Bei aller Begeisterung für die neue deutsche Doppelsechs Schweinsteiger/Khedira: Warum hätte ein gesunder Ballack zusammen mit dem in Weltklasseform spielenden Schweinsteiger nicht das beste defensive Mittelfeld dieser WM bilden können? Und das Problem dieser deutschen Mannschaft reduzieren können, das in einer erstaunlichen Fragilität besteht, wie man sie selten oder nie zuvor gesehen hat.

Diese Fragilität ist die Kehrseite des neuen, mutigen, schnellen Kombinationsfußballs, den Joachim Löw spielen läßt. Wer vorn was riskiert, riskiert auch hinten was. Mit Michael Ballack könnte das Risiko geringer sein, die Struktur fester, der Verbund aus Innenverteidigung und Doppelsechs kompakter - und der Spaß und die ästhetische Qualität geringer.

Wer zwischen schönem und erfolgreichen Fußball unterscheidet, könnte also argumentieren, dass die Konkretion der Schönheit mit Ballack etwas geringer ausfällt - aber dafür die Wahrscheinlichkeit des Erfolgs steigt. Aber das verkennt, dass ein moderner Weltklassespieler wie Ballack in der Lage ist, in jedem Stil zu funktionieren. Und es verkennt, dass ein kompaktes Team 1:0 verlieren kann statt wackelig 4:1 gewinnen.

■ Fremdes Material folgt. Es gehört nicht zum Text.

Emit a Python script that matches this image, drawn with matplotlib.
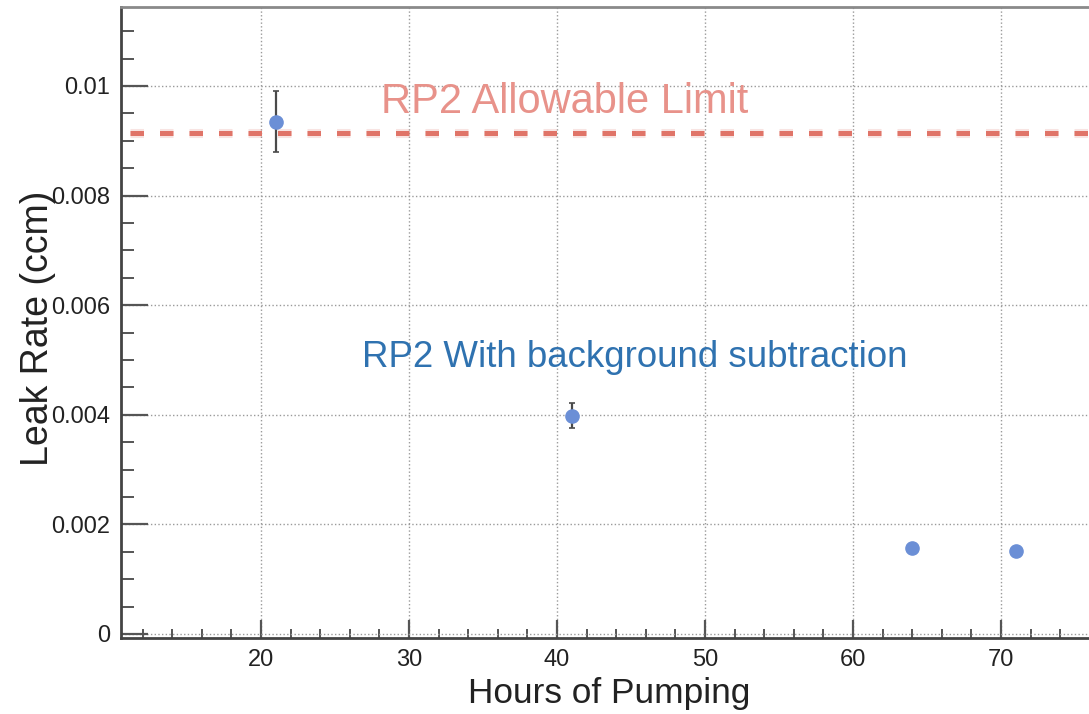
import matplotlib
matplotlib.use("Agg")
import matplotlib.pyplot as plt
from matplotlib.ticker import MultipleLocator, FuncFormatter

plt.rcParams['font.family'] = ['Liberation Sans', 'DejaVu Sans']

hours = [21, 41, 64, 71]
leak_rate = [0.00935, 0.00398, 0.00157, 0.00152]
leak_err = [0.00055, 0.00023, 0.0, 0.0]
allowable_limit = 0.00915
limit_label = "RP2 Allowable Limit"
series_label = "RP2 With background subtraction"
x_label = "Hours of Pumping"
y_label = "Leak Rate (ccm)"

fig = plt.figure(figsize=(10.89, 7.14), dpi=100)
ax = fig.add_axes([121/1089, 1-638/714, 1-121/1089, (638-7)/714])

xlim = (10.54, 75.95)
ylim = (-0.000073, 0.01144)
ax.set_xlim(*xlim)
ax.set_ylim(*ylim)

ax.grid(True, which='major', linestyle=':', color='#9a9a9a', linewidth=1.0)
ax.set_axisbelow(True)

# allowable limit line (soft halo + dashes, same dash pattern in points)
dash_on, dash_off = 9.72, 11.52
lw_main, lw_halo = 3.6, 6.5
ax.plot([xlim[0] + 0.6, xlim[1]], [allowable_limit]*2, color='#e07a6e', alpha=0.2,
        linewidth=lw_halo, zorder=2, dashes=(dash_on/lw_halo, dash_off/lw_halo),
        dash_capstyle='butt')
ax.plot([xlim[0] + 0.6, xlim[1]], [allowable_limit]*2, color='#e07468',
        linewidth=lw_main, zorder=3, dashes=(dash_on/lw_main, dash_off/lw_main),
        dash_capstyle='butt')

ax.errorbar(hours, leak_rate, yerr=leak_err, fmt='o', color='#6b8fd6',
            markersize=9.5, ecolor='#4a4a4a', elinewidth=1.6, capsize=2.2,
            capthick=1.2, zorder=5)

ax.text(28.1, 0.00971, limit_label, color='#e8928a', fontsize=30,
        ha='left', va='center')
ax.text(26.8, 0.00505, series_label, color='#2f72b0', fontsize=26.4,
        ha='left', va='center')

ax.xaxis.set_major_locator(MultipleLocator(10))
ax.xaxis.set_minor_locator(MultipleLocator(2))
ax.yaxis.set_major_locator(MultipleLocator(0.002))
ax.yaxis.set_minor_locator(MultipleLocator(0.0005))
ax.yaxis.set_major_formatter(FuncFormatter(lambda v, p: '%g' % round(v, 6)))
ax.xaxis.set_major_formatter(FuncFormatter(lambda v, p: '%g' % v))

ax.tick_params(axis='both', which='both', direction='in', colors='#555555',
               labelcolor='#222222', labelsize=17)
ax.tick_params(axis='y', which='major', length=19.4, width=1.6, pad=8)
ax.tick_params(axis='y', which='minor', length=9.4, width=1.4)
ax.tick_params(axis='x', which='major', length=13, width=1.6, pad=8)
ax.tick_params(axis='x', which='minor', length=6.5, width=1.4)

for s in ['left', 'bottom']:
    ax.spines[s].set_color('#444444')
    ax.spines[s].set_linewidth(2.0)
ax.spines['top'].set_color('#8a8a8a')
ax.spines['top'].set_linewidth(2.0)
ax.spines['right'].set_visible(False)

fig.text(609/1089, 1-694/714, x_label, fontsize=25.4, ha='center', va='center',
         color='#222222')
fig.text(38/1089, 1-328/714, y_label, fontsize=27, ha='center', va='center',
         rotation=90, color='#222222')

fig.savefig('out.png', dpi=100)
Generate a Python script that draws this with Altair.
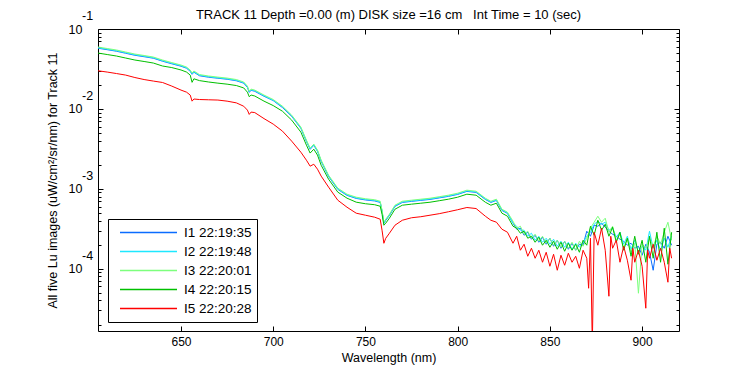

Versuchen wir es grundsätzlicher: Stirbt der Ehemann, wird ein neuer geheiratet. Geht die Abteilungsleiterin, kommt die nächste. Und auch im Fußball, so heißt es immer, sei jeder Spieler zu ersetzen. Da ist er sogar nur einer von elf. Gewinnt man dann das Spiel oder gar das Turnier, ist die These verifiziert. Verliert man gegen Argentinien, wird man die Annahme relativieren. Das Einzige, was man wirklich sicher sagen kann: Eine Mannschaft mit Ballack wäre eine Mannschaft mit Ballack.